PROVIDED ENTRIES.
--- start ---
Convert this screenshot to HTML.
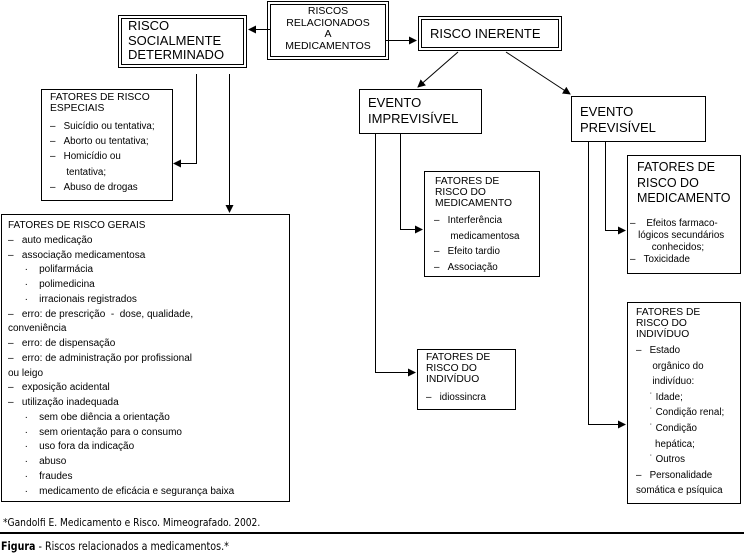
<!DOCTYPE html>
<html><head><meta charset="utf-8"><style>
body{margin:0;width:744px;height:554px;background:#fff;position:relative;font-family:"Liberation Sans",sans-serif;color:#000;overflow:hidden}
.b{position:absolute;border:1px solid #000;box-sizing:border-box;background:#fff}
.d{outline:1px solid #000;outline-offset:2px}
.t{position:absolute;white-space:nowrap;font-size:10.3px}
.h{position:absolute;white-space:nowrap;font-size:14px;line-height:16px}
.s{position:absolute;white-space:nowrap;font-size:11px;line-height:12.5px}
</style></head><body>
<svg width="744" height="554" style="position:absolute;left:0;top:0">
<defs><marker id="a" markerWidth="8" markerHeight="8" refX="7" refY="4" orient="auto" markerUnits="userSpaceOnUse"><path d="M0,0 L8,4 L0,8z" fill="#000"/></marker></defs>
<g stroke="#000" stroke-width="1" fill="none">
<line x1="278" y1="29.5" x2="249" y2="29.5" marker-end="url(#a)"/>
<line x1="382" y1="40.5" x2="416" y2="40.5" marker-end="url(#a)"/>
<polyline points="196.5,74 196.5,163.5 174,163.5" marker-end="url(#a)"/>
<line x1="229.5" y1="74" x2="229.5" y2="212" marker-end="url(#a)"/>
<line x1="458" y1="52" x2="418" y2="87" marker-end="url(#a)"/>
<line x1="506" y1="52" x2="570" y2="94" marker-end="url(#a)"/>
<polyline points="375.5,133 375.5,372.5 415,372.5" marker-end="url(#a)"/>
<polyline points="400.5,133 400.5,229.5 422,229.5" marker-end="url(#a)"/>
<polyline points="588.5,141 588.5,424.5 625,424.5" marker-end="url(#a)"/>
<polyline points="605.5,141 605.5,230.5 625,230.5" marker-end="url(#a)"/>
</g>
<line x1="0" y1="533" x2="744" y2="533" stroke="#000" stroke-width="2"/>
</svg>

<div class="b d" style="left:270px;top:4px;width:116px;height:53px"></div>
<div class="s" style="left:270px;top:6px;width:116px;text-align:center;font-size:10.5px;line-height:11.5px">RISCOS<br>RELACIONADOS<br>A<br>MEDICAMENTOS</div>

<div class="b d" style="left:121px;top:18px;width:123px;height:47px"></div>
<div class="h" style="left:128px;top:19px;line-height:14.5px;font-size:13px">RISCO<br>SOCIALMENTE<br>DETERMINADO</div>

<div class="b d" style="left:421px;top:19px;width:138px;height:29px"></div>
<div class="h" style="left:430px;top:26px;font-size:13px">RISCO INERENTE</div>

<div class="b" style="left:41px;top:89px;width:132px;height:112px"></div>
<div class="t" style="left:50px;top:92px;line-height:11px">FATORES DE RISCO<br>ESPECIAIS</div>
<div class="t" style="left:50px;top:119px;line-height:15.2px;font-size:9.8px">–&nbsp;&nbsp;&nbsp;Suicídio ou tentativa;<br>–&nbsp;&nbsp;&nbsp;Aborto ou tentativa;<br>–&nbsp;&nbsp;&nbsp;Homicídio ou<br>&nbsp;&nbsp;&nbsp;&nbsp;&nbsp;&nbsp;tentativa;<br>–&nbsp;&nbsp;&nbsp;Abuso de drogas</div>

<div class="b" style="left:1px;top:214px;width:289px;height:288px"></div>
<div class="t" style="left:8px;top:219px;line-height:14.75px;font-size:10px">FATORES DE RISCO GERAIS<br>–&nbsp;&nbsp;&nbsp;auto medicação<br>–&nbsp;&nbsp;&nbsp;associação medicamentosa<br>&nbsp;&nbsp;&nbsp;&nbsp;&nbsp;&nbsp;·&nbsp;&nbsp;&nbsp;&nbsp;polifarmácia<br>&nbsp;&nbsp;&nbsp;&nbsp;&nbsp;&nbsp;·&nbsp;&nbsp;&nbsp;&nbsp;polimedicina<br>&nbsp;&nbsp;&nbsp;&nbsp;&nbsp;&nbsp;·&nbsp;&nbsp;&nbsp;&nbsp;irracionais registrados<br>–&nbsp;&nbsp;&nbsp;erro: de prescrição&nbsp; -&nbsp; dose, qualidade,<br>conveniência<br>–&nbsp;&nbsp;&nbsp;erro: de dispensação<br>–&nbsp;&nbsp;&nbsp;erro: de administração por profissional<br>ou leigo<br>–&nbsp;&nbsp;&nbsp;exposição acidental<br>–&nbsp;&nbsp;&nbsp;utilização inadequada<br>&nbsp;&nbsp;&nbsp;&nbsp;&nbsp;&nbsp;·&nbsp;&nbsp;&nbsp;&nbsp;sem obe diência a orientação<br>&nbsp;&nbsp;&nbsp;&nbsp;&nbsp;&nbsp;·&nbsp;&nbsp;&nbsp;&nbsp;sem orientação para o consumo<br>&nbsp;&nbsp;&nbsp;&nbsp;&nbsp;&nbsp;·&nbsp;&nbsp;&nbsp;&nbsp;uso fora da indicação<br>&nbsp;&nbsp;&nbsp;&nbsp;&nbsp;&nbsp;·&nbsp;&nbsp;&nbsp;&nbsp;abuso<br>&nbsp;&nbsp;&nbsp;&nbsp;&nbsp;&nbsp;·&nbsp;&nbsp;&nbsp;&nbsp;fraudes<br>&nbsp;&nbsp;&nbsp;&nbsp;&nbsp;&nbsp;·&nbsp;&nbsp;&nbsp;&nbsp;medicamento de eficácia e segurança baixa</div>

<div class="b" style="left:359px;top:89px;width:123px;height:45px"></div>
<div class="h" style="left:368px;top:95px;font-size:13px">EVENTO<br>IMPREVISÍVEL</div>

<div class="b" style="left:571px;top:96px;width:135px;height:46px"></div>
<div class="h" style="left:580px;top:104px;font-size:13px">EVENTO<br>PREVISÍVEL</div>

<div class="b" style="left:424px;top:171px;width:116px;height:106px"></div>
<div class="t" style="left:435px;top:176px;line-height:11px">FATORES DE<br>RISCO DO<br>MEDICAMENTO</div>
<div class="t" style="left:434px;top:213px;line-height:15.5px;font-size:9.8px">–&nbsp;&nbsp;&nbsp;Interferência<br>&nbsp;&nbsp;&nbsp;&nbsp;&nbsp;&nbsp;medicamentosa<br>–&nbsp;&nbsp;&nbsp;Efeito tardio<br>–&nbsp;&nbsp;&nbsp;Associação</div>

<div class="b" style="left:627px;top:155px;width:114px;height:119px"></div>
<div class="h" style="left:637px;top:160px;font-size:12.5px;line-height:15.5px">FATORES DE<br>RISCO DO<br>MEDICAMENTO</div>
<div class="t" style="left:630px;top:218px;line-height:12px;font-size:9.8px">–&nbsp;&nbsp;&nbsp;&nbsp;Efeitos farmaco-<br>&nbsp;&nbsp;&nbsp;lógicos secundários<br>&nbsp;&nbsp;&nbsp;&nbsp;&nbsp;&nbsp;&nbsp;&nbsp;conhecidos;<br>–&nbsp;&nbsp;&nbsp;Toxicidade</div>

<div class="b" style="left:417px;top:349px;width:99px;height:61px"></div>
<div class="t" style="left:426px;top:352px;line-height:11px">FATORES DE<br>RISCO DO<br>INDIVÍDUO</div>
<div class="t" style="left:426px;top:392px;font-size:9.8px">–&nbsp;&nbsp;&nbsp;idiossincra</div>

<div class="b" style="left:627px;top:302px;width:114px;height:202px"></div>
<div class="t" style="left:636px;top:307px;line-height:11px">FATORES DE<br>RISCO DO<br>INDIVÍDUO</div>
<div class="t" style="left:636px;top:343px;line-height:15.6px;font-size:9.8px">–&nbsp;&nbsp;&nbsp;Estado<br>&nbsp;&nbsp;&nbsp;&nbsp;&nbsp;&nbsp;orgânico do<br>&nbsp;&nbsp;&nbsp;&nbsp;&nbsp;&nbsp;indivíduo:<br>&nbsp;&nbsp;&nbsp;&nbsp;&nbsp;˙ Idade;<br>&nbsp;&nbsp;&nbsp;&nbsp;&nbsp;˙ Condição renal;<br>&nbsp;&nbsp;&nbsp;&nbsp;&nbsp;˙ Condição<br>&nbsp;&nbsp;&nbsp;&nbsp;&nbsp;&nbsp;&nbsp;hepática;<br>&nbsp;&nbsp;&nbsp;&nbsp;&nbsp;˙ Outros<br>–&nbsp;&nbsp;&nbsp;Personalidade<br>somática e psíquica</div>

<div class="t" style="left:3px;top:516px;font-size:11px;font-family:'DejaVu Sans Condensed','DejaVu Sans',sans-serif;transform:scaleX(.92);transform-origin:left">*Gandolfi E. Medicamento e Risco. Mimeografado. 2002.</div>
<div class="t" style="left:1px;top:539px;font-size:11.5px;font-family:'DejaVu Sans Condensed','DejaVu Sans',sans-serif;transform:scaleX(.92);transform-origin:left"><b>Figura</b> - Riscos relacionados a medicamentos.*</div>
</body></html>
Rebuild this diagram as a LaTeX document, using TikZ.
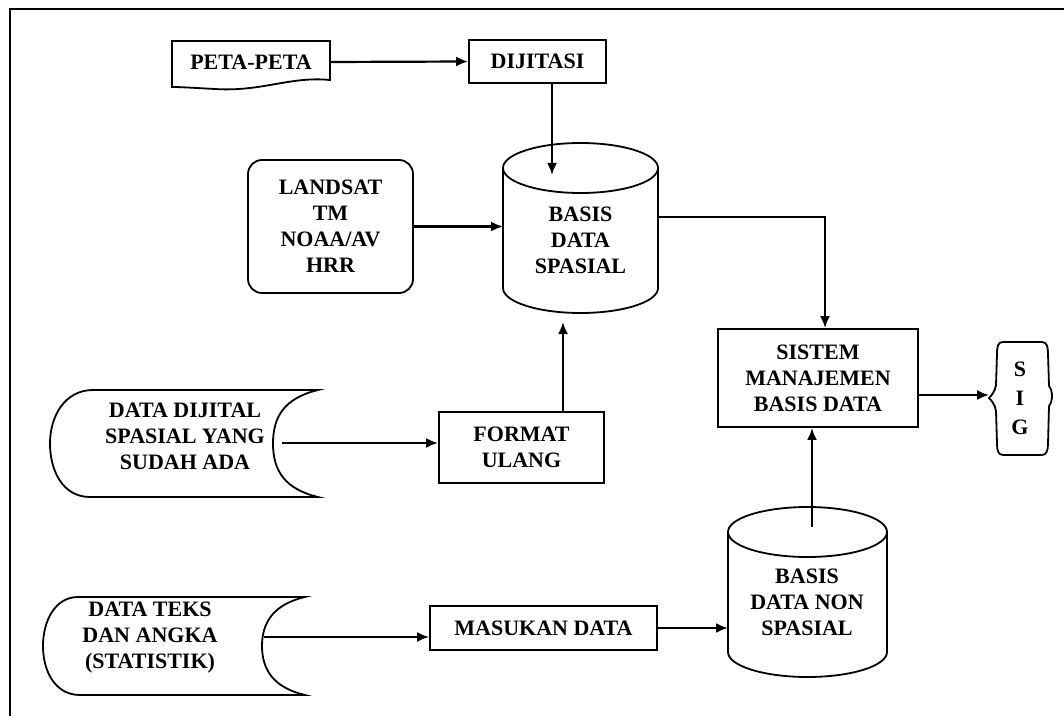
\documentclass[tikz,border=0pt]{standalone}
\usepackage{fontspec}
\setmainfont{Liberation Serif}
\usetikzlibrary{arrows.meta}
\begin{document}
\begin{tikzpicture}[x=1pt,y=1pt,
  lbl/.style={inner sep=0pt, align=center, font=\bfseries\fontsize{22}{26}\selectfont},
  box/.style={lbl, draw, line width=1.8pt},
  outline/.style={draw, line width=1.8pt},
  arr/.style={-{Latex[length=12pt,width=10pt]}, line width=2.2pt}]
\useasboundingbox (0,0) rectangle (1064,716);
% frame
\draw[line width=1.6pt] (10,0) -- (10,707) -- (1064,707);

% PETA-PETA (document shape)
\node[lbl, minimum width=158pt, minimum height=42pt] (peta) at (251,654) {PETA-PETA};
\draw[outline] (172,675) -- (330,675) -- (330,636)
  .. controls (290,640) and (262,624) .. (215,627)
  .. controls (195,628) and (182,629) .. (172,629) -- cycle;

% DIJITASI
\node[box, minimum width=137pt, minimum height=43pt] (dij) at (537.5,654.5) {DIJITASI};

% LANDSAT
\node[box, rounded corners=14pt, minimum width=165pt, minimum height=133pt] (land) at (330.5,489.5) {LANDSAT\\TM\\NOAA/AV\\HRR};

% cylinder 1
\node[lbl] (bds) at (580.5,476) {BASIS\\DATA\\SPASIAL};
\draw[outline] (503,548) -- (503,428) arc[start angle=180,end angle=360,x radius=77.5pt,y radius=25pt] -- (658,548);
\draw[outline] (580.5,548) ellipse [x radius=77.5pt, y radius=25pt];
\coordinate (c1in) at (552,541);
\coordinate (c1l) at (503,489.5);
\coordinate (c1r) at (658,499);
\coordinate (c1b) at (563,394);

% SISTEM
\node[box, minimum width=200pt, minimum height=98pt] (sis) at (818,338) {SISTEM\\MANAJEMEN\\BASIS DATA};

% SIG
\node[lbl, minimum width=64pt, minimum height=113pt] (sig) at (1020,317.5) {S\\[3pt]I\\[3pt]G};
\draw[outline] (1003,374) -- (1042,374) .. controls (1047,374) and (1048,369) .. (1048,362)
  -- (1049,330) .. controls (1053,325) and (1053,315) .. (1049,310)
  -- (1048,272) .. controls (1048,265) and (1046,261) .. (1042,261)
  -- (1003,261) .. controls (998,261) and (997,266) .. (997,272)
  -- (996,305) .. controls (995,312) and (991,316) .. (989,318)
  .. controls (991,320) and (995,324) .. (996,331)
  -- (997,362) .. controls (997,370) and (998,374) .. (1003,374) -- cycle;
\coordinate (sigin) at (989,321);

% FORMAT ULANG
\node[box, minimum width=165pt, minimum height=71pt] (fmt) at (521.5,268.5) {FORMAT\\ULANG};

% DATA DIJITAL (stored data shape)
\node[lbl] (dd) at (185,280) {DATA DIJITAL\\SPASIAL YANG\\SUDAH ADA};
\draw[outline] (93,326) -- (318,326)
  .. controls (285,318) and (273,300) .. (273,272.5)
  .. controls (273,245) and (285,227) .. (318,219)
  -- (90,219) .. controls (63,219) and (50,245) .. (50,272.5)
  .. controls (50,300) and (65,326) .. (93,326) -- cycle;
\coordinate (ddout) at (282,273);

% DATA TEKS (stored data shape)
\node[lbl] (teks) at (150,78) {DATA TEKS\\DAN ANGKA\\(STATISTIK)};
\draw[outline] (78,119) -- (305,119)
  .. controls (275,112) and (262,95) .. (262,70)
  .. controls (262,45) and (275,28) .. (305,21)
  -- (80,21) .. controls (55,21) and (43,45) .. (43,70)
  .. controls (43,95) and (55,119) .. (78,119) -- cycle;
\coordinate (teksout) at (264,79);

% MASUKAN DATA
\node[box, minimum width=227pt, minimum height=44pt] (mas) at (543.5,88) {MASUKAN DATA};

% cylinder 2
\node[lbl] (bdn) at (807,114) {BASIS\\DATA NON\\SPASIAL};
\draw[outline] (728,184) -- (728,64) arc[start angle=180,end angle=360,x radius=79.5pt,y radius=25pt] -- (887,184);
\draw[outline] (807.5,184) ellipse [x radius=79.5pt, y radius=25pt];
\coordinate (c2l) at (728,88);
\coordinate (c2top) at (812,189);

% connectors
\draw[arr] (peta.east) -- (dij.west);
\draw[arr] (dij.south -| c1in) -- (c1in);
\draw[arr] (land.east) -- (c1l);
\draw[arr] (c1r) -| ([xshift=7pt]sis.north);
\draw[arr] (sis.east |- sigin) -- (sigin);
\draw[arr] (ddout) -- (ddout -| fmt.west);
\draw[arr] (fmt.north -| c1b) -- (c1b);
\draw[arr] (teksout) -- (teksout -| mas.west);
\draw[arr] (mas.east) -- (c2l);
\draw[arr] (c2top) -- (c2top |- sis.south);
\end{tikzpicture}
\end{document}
--- end ---
YOUR INSTRUCTIONS. From the records above, transcribe exactly the lines starting at the one containing "Rebuild this diagram" and ending at the one containing "minimum width=200pt, minimum". Skip the pictures.

EXPECTED ANSWER.
Rebuild this diagram as a LaTeX document, using TikZ.
\documentclass[tikz,border=0pt]{standalone}
\usepackage{fontspec}
\setmainfont{Liberation Serif}
\usetikzlibrary{arrows.meta}
\begin{document}
\begin{tikzpicture}[x=1pt,y=1pt,
  lbl/.style={inner sep=0pt, align=center, font=\bfseries\fontsize{22}{26}\selectfont},
  box/.style={lbl, draw, line width=1.8pt},
  outline/.style={draw, line width=1.8pt},
  arr/.style={-{Latex[length=12pt,width=10pt]}, line width=2.2pt}]
\useasboundingbox (0,0) rectangle (1064,716);
% frame
\draw[line width=1.6pt] (10,0) -- (10,707) -- (1064,707);

% PETA-PETA (document shape)
\node[lbl, minimum width=158pt, minimum height=42pt] (peta) at (251,654) {PETA-PETA};
\draw[outline] (172,675) -- (330,675) -- (330,636)
  .. controls (290,640) and (262,624) .. (215,627)
  .. controls (195,628) and (182,629) .. (172,629) -- cycle;

% DIJITASI
\node[box, minimum width=137pt, minimum height=43pt] (dij) at (537.5,654.5) {DIJITASI};

% LANDSAT
\node[box, rounded corners=14pt, minimum width=165pt, minimum height=133pt] (land) at (330.5,489.5) {LANDSAT\\TM\\NOAA/AV\\HRR};

% cylinder 1
\node[lbl] (bds) at (580.5,476) {BASIS\\DATA\\SPASIAL};
\draw[outline] (503,548) -- (503,428) arc[start angle=180,end angle=360,x radius=77.5pt,y radius=25pt] -- (658,548);
\draw[outline] (580.5,548) ellipse [x radius=77.5pt, y radius=25pt];
\coordinate (c1in) at (552,541);
\coordinate (c1l) at (503,489.5);
\coordinate (c1r) at (658,499);
\coordinate (c1b) at (563,394);

% SISTEM
\node[box, minimum width=200pt, minimum height=98pt] (sis) at (818,338) {SISTEM\\MANAJEMEN\\BASIS DATA};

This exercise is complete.